Exercise goal – Transcribe everything in the data word for word. Pictures are left out.

Provided material –
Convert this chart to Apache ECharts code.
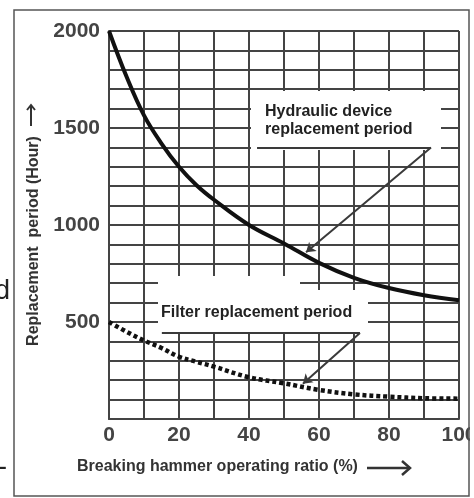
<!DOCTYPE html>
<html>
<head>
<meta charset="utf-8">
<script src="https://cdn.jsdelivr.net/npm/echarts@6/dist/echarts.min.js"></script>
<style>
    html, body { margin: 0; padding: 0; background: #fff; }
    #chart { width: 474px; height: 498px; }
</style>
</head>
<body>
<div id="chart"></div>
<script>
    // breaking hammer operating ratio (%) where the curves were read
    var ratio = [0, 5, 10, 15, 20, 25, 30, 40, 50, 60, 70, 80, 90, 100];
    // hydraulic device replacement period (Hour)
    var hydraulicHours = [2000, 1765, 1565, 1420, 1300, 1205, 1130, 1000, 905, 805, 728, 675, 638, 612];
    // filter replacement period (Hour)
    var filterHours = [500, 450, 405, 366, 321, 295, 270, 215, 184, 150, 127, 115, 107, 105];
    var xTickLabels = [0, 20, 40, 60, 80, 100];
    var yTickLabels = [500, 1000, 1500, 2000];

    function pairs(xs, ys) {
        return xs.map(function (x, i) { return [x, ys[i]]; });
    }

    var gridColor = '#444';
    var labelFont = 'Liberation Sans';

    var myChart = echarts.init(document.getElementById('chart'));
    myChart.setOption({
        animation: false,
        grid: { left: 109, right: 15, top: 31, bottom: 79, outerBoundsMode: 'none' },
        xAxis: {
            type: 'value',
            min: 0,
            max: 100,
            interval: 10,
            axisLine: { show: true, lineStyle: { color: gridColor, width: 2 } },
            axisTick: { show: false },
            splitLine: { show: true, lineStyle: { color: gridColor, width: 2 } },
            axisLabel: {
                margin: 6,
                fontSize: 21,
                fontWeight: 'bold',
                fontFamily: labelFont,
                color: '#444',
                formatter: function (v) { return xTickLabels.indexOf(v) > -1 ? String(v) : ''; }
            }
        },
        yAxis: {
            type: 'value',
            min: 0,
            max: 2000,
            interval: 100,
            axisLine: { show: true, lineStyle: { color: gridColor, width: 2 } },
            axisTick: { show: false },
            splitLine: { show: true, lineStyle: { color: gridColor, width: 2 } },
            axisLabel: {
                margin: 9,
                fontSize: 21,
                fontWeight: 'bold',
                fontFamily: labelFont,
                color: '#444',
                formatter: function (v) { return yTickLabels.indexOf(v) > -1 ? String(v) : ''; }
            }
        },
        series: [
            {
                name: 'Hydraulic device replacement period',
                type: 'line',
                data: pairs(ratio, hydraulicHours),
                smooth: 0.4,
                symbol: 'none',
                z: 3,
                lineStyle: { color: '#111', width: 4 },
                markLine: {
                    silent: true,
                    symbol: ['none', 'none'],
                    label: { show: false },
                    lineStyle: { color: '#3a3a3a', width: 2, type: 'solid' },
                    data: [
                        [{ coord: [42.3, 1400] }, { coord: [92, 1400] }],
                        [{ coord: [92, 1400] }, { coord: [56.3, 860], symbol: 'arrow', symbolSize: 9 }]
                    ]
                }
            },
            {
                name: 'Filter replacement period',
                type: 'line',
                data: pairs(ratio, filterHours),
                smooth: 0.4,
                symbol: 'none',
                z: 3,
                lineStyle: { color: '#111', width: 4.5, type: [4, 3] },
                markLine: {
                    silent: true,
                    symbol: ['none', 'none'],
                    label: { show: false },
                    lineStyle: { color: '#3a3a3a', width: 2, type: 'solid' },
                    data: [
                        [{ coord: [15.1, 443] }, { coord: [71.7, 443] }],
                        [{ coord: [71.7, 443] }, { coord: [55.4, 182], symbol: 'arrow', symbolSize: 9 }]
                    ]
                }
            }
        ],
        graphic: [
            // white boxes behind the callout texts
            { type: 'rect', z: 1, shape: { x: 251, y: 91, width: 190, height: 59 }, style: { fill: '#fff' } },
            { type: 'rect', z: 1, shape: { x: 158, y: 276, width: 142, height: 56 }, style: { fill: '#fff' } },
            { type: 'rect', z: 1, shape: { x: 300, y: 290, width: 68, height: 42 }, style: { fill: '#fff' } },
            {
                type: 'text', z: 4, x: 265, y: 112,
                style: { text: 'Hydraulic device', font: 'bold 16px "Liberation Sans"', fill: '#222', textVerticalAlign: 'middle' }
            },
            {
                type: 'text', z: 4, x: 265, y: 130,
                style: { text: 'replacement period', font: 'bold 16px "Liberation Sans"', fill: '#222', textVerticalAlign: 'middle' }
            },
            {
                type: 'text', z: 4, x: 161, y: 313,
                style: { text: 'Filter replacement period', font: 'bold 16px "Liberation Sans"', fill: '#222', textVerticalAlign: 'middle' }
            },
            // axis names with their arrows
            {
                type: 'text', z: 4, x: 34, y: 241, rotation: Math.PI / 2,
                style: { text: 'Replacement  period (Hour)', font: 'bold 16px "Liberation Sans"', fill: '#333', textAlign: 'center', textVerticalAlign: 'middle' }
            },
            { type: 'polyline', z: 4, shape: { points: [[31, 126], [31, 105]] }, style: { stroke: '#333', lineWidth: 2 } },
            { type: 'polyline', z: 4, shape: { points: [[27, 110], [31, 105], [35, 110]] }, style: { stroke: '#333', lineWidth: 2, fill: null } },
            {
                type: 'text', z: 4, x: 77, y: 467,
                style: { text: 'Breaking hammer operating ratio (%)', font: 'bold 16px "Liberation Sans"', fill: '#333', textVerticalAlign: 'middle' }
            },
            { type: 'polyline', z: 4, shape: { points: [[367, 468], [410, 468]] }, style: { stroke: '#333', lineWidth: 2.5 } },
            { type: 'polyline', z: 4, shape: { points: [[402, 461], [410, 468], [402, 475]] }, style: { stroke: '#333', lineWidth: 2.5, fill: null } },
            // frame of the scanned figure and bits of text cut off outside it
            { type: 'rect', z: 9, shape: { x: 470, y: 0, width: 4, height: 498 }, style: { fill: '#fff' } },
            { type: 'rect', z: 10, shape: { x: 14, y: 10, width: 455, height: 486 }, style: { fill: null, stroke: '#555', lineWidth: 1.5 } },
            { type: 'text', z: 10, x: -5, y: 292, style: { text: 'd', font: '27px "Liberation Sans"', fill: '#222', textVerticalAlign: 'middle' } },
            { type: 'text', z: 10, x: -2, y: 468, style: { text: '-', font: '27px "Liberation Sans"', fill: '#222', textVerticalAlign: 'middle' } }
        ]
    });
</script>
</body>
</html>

Solution to the exercise –
Convert this chart to Apache ECharts code.
<!DOCTYPE html>
<html>
<head>
<meta charset="utf-8">
<script src="https://cdn.jsdelivr.net/npm/echarts@6/dist/echarts.min.js"></script>
<style>
    html, body { margin: 0; padding: 0; background: #fff; }
    #chart { width: 474px; height: 498px; }
</style>
</head>
<body>
<div id="chart"></div>
<script>
    // breaking hammer operating ratio (%) where the curves were read
    var ratio = [0, 5, 10, 15, 20, 25, 30, 40, 50, 60, 70, 80, 90, 100];
    // hydraulic device replacement period (Hour)
    var hydraulicHours = [2000, 1765, 1565, 1420, 1300, 1205, 1130, 1000, 905, 805, 728, 675, 638, 612];
    // filter replacement period (Hour)
    var filterHours = [500, 450, 405, 366, 321, 295, 270, 215, 184, 150, 127, 115, 107, 105];
    var xTickLabels = [0, 20, 40, 60, 80, 100];
    var yTickLabels = [500, 1000, 1500, 2000];

    function pairs(xs, ys) {
        return xs.map(function (x, i) { return [x, ys[i]]; });
    }

    var gridColor = '#444';
    var labelFont = 'Liberation Sans';

    var myChart = echarts.init(document.getElementById('chart'));
    myChart.setOption({
        animation: false,
        grid: { left: 109, right: 15, top: 31, bottom: 79, outerBoundsMode: 'none' },
        xAxis: {
            type: 'value',
            min: 0,
            max: 100,
            interval: 10,
            axisLine: { show: true, lineStyle: { color: gridColor, width: 2 } },
            axisTick: { show: false },
            splitLine: { show: true, lineStyle: { color: gridColor, width: 2 } },
            axisLabel: {
                margin: 6,
                fontSize: 21,
                fontWeight: 'bold',
                fontFamily: labelFont,
                color: '#444',
                formatter: function (v) { return xTickLabels.indexOf(v) > -1 ? String(v) : ''; }
            }
        },
        yAxis: {
            type: 'value',
            min: 0,
            max: 2000,
            interval: 100,
            axisLine: { show: true, lineStyle: { color: gridColor, width: 2 } },
            axisTick: { show: false },
            splitLine: { show: true, lineStyle: { color: gridColor, width: 2 } },
            axisLabel: {
                margin: 9,
                fontSize: 21,
                fontWeight: 'bold',
                fontFamily: labelFont,
                color: '#444',
                formatter: function (v) { return yTickLabels.indexOf(v) > -1 ? String(v) : ''; }
            }
        },
        series: [
            {
                name: 'Hydraulic device replacement period',
                type: 'line',
                data: pairs(ratio, hydraulicHours),
                smooth: 0.4,
                symbol: 'none',
                z: 3,
                lineStyle: { color: '#111', width: 4 },
                markLine: {
                    silent: true,
                    symbol: ['none', 'none'],
                    label: { show: false },
                    lineStyle: { color: '#3a3a3a', width: 2, type: 'solid' },
                    data: [
                        [{ coord: [42.3, 1400] }, { coord: [92, 1400] }],
                        [{ coord: [92, 1400] }, { coord: [56.3, 860], symbol: 'arrow', symbolSize: 9 }]
                    ]
                }
            },
            {
                name: 'Filter replacement period',
                type: 'line',
                data: pairs(ratio, filterHours),
                smooth: 0.4,
                symbol: 'none',
                z: 3,
                lineStyle: { color: '#111', width: 4.5, type: [4, 3] },
                markLine: {
                    silent: true,
                    symbol: ['none', 'none'],
                    label: { show: false },
                    lineStyle: { color: '#3a3a3a', width: 2, type: 'solid' },
                    data: [
                        [{ coord: [15.1, 443] }, { coord: [71.7, 443] }],
                        [{ coord: [71.7, 443] }, { coord: [55.4, 182], symbol: 'arrow', symbolSize: 9 }]
                    ]
                }
            }
        ],
        graphic: [
            // white boxes behind the callout texts
            { type: 'rect', z: 1, shape: { x: 251, y: 91, width: 190, height: 59 }, style: { fill: '#fff' } },
            { type: 'rect', z: 1, shape: { x: 158, y: 276, width: 142, height: 56 }, style: { fill: '#fff' } },
            { type: 'rect', z: 1, shape: { x: 300, y: 290, width: 68, height: 42 }, style: { fill: '#fff' } },
            {
                type: 'text', z: 4, x: 265, y: 112,
                style: { text: 'Hydraulic device', font: 'bold 16px "Liberation Sans"', fill: '#222', textVerticalAlign: 'middle' }
            },
            {
                type: 'text', z: 4, x: 265, y: 130,
                style: { text: 'replacement period', font: 'bold 16px "Liberation Sans"', fill: '#222', textVerticalAlign: 'middle' }
            },
            {
                type: 'text', z: 4, x: 161, y: 313,
                style: { text: 'Filter replacement period', font: 'bold 16px "Liberation Sans"', fill: '#222', textVerticalAlign: 'middle' }
            },
            // axis names with their arrows
            {
                type: 'text', z: 4, x: 34, y: 241, rotation: Math.PI / 2,
                style: { text: 'Replacement  period (Hour)', font: 'bold 16px "Liberation Sans"', fill: '#333', textAlign: 'center', textVerticalAlign: 'middle' }
            },
            { type: 'polyline', z: 4, shape: { points: [[31, 126], [31, 105]] }, style: { stroke: '#333', lineWidth: 2 } },
            { type: 'polyline', z: 4, shape: { points: [[27, 110], [31, 105], [35, 110]] }, style: { stroke: '#333', lineWidth: 2, fill: null } },
            {
                type: 'text', z: 4, x: 77, y: 467,
                style: { text: 'Breaking hammer operating ratio (%)', font: 'bold 16px "Liberation Sans"', fill: '#333', textVerticalAlign: 'middle' }
            },
            { type: 'polyline', z: 4, shape: { points: [[367, 468], [410, 468]] }, style: { stroke: '#333', lineWidth: 2.5 } },
            { type: 'polyline', z: 4, shape: { points: [[402, 461], [410, 468], [402, 475]] }, style: { stroke: '#333', lineWidth: 2.5, fill: null } },
            // frame of the scanned figure and bits of text cut off outside it
            { type: 'rect', z: 9, shape: { x: 470, y: 0, width: 4, height: 498 }, style: { fill: '#fff' } },
            { type: 'rect', z: 10, shape: { x: 14, y: 10, width: 455, height: 486 }, style: { fill: null, stroke: '#555', lineWidth: 1.5 } },
            { type: 'text', z: 10, x: -5, y: 292, style: { text: 'd', font: '27px "Liberation Sans"', fill: '#222', textVerticalAlign: 'middle' } },
            { type: 'text', z: 10, x: -2, y: 468, style: { text: '-', font: '27px "Liberation Sans"', fill: '#222', textVerticalAlign: 'middle' } }
        ]
    });
</script>
</body>
</html>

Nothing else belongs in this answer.